Reproduce exactly the section that begins at the line containing "What matplotlib code" and ends at the line containing "-1.9, -2.75]", both lines included; omit all other lines.

Provided entries =
** START **

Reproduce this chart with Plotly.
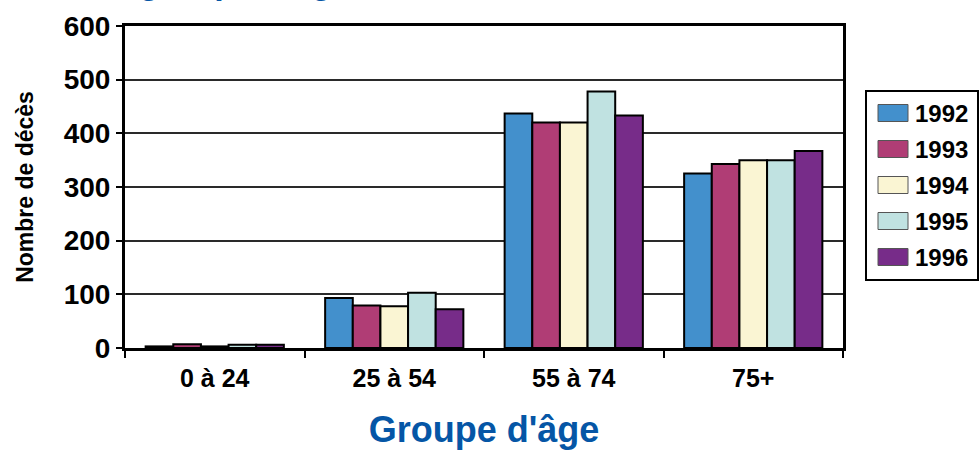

** END **
** START **

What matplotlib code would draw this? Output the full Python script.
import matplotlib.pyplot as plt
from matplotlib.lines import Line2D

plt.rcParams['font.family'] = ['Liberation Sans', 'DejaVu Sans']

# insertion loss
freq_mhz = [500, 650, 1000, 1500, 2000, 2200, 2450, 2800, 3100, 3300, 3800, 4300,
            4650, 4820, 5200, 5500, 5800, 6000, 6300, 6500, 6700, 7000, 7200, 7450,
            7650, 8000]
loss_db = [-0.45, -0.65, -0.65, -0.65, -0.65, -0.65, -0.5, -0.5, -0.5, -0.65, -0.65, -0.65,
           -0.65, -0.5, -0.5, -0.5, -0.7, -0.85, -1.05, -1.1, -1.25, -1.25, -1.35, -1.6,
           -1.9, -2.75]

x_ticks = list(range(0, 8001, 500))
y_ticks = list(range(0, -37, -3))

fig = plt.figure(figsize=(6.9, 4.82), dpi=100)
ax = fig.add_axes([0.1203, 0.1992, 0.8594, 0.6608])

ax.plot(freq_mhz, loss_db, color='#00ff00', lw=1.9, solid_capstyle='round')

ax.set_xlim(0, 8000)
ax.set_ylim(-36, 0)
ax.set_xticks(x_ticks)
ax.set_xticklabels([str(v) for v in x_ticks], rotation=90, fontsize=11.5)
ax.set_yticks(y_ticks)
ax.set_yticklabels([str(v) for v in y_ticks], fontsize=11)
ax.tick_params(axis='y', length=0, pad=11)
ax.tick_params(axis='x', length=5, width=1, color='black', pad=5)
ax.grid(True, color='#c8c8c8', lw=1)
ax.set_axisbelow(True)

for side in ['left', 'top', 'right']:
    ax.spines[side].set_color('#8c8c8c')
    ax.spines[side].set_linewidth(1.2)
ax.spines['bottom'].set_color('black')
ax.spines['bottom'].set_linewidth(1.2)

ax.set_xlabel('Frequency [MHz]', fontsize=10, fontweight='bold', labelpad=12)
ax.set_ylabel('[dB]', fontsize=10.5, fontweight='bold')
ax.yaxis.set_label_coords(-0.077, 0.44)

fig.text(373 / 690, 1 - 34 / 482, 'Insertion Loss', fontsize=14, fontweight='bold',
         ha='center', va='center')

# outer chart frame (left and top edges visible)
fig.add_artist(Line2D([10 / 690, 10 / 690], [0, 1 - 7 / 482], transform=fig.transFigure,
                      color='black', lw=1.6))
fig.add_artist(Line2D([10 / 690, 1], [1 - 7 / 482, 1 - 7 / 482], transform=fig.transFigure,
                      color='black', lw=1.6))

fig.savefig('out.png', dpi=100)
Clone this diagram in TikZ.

** END **

Problem solution =
What matplotlib code would draw this? Output the full Python script.
import matplotlib.pyplot as plt
from matplotlib.lines import Line2D

plt.rcParams['font.family'] = ['Liberation Sans', 'DejaVu Sans']

# insertion loss
freq_mhz = [500, 650, 1000, 1500, 2000, 2200, 2450, 2800, 3100, 3300, 3800, 4300,
            4650, 4820, 5200, 5500, 5800, 6000, 6300, 6500, 6700, 7000, 7200, 7450,
            7650, 8000]
loss_db = [-0.45, -0.65, -0.65, -0.65, -0.65, -0.65, -0.5, -0.5, -0.5, -0.65, -0.65, -0.65,
           -0.65, -0.5, -0.5, -0.5, -0.7, -0.85, -1.05, -1.1, -1.25, -1.25, -1.35, -1.6,
           -1.9, -2.75]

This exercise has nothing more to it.